Rural sociology has been described as a "truly American invention," as it is a field of study intertwined with specific U.S. historical events and policy interventions. U.S. Federal laws passed in the first part of the 20th Century provided dedicated funding for agricultural-related research at U.S. Land-grant university and Agricultural Experiment Stations, including in the field of rural sociology. The field emerged with a distinctly applied, social-problems approach. Its primary aim was an applied one of "improving the life and well-being of rural people."

However, if rural sociology is defined as a "spatially oriented" sociology, as it is by many scholars, its intellectual lineage is closely connected to the foundational concerns of the broader discipline, since early European sociologists were preoccupied with the spatial and social transformations brought on by industrialization and urbanization. The intellectual frameworks they developed to understand the shift from traditional to modern life were later relied on by some early American rural sociologists.

One such framework was Ferdinand Tönnies' Gemeinschaft and Gesellschaft. Tonnies distinguished between Gemeinschaft (community), characterized by intimate, private, and enduring social ties based on kinship and neighborhood, and Gesellschaft (society), marked by impersonal, mechanical, and fleeting relationships typical of urban capitalism. This dichotomy provided a lens for analyzing what was seen as the "great change" occurring in American rural communities as they became more integrated into the national economy and culture.

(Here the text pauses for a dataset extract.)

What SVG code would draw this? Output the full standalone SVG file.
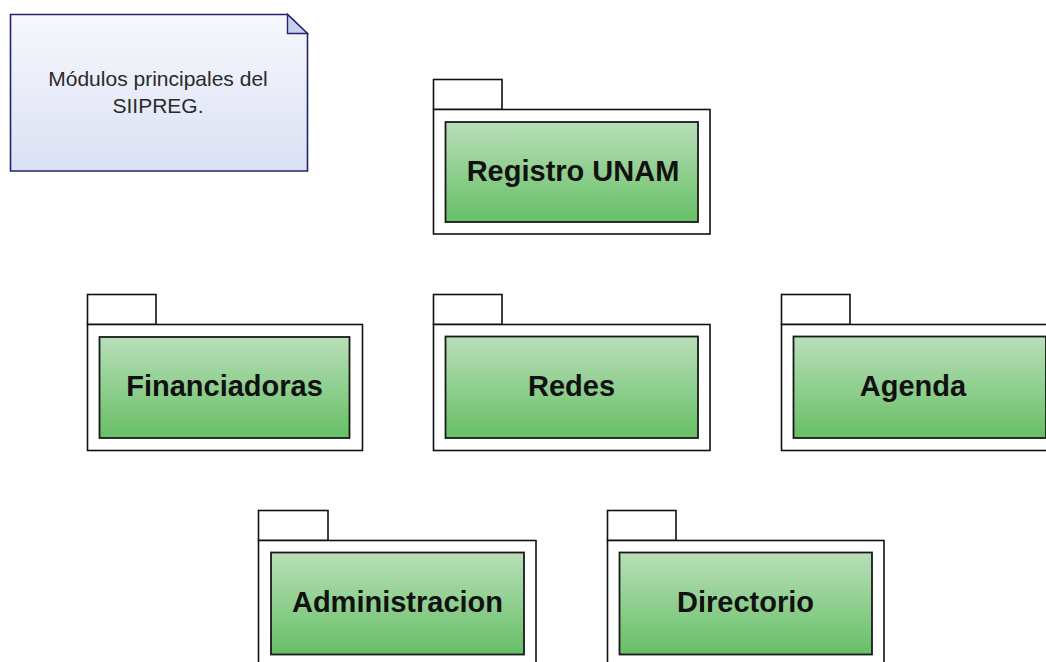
<svg xmlns="http://www.w3.org/2000/svg" width="1046" height="662" viewBox="0 0 1046 662">
<defs>
<linearGradient id="gGreen" x1="0" y1="0" x2="0" y2="1">
<stop offset="0" stop-color="#b9dfb9"/>
<stop offset="1" stop-color="#66bf66"/>
</linearGradient>
<linearGradient id="gNote" x1="0" y1="0" x2="0" y2="1">
<stop offset="0" stop-color="#f7f8fd"/>
<stop offset="1" stop-color="#dbe1f3"/>
</linearGradient>
</defs>
<style>
.pkg{fill:#ffffff;stroke:#111;stroke-width:1.6}
.inner{fill:url(#gGreen);stroke:#1a1a1a;stroke-width:1.8}
.lbl{font-family:"Liberation Sans",Arial,sans-serif;font-weight:bold;font-size:29px;fill:#111;text-anchor:middle}
.note{fill:url(#gNote);stroke:#23236e;stroke-width:1.6}
.fold{fill:#c9d1ef;stroke:#23236e;stroke-width:1.4}
.ntxt{font-family:"Liberation Sans",Arial,sans-serif;font-size:21px;fill:#2a2a2a;text-anchor:middle}
</style>
<rect width="1046" height="662" fill="#ffffff"/>
<g id="note">
<path class="note" d="M10.5,14.5 H287.5 L307.5,33.5 V171 H10.5 Z"/>
<path class="fold" d="M287.5,14.5 V33.5 H307.5 Z"/>
<text class="ntxt" x="158" y="86">Módulos principales del</text>
<text class="ntxt" x="158" y="113">SIIPREG.</text>
</g>
<g id="registro-unam">
<rect class="pkg" x="433.5" y="79.5" width="68.5" height="30"/>
<rect class="pkg" x="433.5" y="109.5" width="276.5" height="124.5"/>
<rect class="inner" x="445.5" y="122" width="252.5" height="100"/>
<text class="lbl" x="573" y="181">Registro UNAM</text>
</g>
<g id="financiadoras">
<rect class="pkg" x="87.5" y="294.5" width="68.5" height="30"/>
<rect class="pkg" x="87.5" y="324.5" width="275" height="126"/>
<rect class="inner" x="99.5" y="337" width="250" height="101"/>
<text class="lbl" x="224.5" y="396">Financiadoras</text>
</g>
<g id="redes">
<rect class="pkg" x="433.5" y="294.5" width="68.5" height="30"/>
<rect class="pkg" x="433.5" y="324.5" width="276.5" height="126"/>
<rect class="inner" x="445.5" y="336.5" width="252.5" height="101.5"/>
<text class="lbl" x="571.5" y="396">Redes</text>
</g>
<g id="agenda">
<rect class="pkg" x="781.5" y="294.5" width="68.5" height="30"/>
<rect class="pkg" x="781.5" y="324.5" width="276.5" height="126"/>
<rect class="inner" x="793.5" y="336.5" width="252.5" height="101.5"/>
<text class="lbl" x="913" y="396">Agenda</text>
</g>
<g id="administracion">
<rect class="pkg" x="258.5" y="510.5" width="69.5" height="30"/>
<rect class="pkg" x="258.5" y="540.5" width="277.5" height="126"/>
<rect class="inner" x="271" y="552.5" width="253" height="102"/>
<text class="lbl" x="397.5" y="612">Administracion</text>
</g>
<g id="directorio">
<rect class="pkg" x="607.5" y="510.5" width="68.5" height="30"/>
<rect class="pkg" x="607.5" y="540.5" width="276.5" height="126"/>
<rect class="inner" x="619.5" y="552.5" width="252.5" height="102"/>
<text class="lbl" x="745.5" y="612">Directorio</text>
</g>
<g id="connectors"/>
</svg>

Émile Durkheim's analysis of the division of labor in "complex" societies offered another theoretical perspective for understanding the transformation of rural America, as did Georg Simmel's exploration of the psychological adaptations required by urban life, contrasting the rational, detached, and blase attitude of the city dweller with the emotion-based relationships of rural existence.

As American rural sociology developed, it reversed some of the normative assessments of these European thinkers. While theorists like Simmel were concerned with the problems of urbanity, American scholars, influenced by events like the Country Life Commission, began to focus on the deficiencies and "problems" of rural life that were seen as distinct from those of the city.

Some of the most rigorous and pioneering empirical work in early American sociology was conducted in rural areas by W.E.B. Du Bois. Long before the field was formally institutionalized, Du Bois undertook detailed, data-driven studies of rural Black communities. His 1898 study of Farmville, Virginia, for example, involved in-person surveys and statistical analysis of family structures, economics, education, and group life. Similarly, his research on the "Black Belt" regions systematically documented the socioeconomic conditions of rural African Americans, interpreting findings on land tenure, the tenant system, and social organization within the specific context of Southern rurality.

While European sociological thought provided a conceptual groundwork, American rural sociology's institutional base was forged through a series of landmark federal acts aimed at transforming American agriculture and rural life, starting with the Morrill Act of 1862. Signed by President Abraham Lincoln during the Civil War and enacted decades before what is largely regarded the “birth” of American rural sociology, the Morrill Act established the public university infrastructure for the study of "agriculture and the mechanical arts". The act granted federal land to each state to build public colleges, extending higher education beyond the elite private institutions of the time. This provided the institutional home where rural sociology would later take root.